When questioned about Khashoggi disappearance, President Trump initially said he would not sacrifice $100 billion in arms deals with the Saudis and the corresponding job losses, to criticize the Saudis. To an ethically challenged businessman, that may be a common sense response.
To a defender of civil rights and freedom of the press, his response was outrageous but yet not out of character. If the U.S. is willing to sacrifice its moral standing for $100 billion (most of which will never materialize), why should any nation ever look to it for leadership?
The question must be asked, why would the Saudi leadership murder a journalist for a major U.S. newspaper and thus endanger its relationship with the U.S.? Perhaps, Trump’s anti-media rhetoric is partly the cause. Trump has called the media “the enemy of the people.”
In a tweet, Trump wrote, “I just cannot state strongly enough how totally dishonest much of the Media is. Truth doesn’t matter to them, they only have their hatred & agenda. This includes fake books, which come out about me all the time, always anonymous sources, and are pure fiction. Enemy of the People!”

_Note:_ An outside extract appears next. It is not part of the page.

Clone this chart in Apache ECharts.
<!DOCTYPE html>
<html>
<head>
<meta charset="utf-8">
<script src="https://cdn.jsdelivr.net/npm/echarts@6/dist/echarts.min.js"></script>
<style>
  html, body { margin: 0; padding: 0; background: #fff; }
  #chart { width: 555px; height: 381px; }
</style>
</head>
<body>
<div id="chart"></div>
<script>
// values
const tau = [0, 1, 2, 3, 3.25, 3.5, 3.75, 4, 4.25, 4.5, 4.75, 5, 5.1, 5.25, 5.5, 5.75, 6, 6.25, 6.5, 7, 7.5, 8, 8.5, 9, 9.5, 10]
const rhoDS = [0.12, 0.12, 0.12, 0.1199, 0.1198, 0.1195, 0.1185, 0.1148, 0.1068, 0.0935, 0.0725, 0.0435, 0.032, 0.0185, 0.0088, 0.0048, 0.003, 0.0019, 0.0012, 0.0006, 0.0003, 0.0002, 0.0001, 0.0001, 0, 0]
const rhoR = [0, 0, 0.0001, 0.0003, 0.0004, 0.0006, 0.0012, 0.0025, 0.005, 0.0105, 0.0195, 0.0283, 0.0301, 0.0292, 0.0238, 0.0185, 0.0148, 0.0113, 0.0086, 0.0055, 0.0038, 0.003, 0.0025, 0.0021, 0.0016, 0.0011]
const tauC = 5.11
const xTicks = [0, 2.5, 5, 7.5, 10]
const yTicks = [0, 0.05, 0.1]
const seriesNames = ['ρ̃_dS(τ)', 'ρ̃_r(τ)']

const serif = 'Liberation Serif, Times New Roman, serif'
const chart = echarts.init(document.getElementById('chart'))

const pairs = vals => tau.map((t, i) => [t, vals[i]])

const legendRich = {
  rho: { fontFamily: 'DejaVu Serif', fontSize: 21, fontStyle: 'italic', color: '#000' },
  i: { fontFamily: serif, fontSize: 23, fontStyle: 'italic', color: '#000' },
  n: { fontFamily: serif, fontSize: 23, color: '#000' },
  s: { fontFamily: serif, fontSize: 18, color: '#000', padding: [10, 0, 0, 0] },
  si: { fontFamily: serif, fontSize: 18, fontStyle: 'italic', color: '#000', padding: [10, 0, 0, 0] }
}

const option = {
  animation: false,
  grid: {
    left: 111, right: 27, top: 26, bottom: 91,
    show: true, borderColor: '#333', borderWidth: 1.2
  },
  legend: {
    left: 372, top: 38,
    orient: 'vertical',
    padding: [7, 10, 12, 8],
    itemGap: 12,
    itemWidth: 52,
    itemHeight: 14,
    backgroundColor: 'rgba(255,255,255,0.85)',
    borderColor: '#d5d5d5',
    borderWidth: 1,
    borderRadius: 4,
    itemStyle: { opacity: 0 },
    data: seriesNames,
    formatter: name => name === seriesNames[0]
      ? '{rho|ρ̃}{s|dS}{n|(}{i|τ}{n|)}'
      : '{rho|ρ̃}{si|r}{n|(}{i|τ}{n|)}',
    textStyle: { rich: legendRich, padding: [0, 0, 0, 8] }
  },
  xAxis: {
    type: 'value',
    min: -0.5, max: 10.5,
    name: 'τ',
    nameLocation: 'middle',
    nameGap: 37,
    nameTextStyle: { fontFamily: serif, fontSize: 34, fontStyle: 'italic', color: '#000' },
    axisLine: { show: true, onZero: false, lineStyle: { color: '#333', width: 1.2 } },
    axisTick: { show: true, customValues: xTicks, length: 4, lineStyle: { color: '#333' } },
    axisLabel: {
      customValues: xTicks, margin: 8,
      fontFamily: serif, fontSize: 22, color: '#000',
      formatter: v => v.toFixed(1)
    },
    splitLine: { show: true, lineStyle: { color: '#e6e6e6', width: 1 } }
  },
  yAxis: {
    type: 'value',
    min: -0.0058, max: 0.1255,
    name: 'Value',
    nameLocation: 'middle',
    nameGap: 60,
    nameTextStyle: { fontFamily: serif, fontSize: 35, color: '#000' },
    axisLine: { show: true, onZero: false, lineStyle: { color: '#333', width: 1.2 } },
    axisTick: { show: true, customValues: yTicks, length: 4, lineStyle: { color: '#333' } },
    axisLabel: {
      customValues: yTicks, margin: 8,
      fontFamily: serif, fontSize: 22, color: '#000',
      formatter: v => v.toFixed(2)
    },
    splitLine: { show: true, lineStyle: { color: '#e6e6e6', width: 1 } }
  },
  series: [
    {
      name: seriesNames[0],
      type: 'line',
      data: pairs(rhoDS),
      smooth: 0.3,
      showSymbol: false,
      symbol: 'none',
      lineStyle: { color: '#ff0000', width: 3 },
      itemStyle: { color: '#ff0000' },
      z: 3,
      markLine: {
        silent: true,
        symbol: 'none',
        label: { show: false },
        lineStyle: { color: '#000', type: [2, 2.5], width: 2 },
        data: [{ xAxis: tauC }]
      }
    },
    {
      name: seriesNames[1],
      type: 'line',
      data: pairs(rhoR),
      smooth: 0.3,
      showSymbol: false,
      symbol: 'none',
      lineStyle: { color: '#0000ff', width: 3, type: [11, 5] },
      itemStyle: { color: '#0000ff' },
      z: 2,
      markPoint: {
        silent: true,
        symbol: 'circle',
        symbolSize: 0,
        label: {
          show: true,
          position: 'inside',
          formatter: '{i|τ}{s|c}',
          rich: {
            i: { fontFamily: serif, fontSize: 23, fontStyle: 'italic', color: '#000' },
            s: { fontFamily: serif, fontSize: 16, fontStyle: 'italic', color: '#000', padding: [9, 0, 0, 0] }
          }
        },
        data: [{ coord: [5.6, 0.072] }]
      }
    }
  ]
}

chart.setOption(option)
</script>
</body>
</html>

Unfortunately, these attacks on the media increase the risk of journalists being targeted with violence. Some media organizations are quietly beefing up security at their offices. Security guards now accompany network news reporters to Trump rallies.
How does this anti-media talk resonate outside the U.S., especially where freedom of the press is not a sacred value? Maybe, Saudi Arabia took Trump at his word and brutally silenced a severe critic of the Saudis without fear of much blowback from the Trump administration. The Saudis, however, didn’t count on the audio and video evidence.
The Saudi government is reportedly planning to say that rogue agents killed Khashoggi during an interrogation. The Trump administration has given early indications of accepting this hard-to-believe tale.
Trump has extensive personal economic dealings with the Saudis which leaves him in an awkward position in dealing with the Koshoggi murder.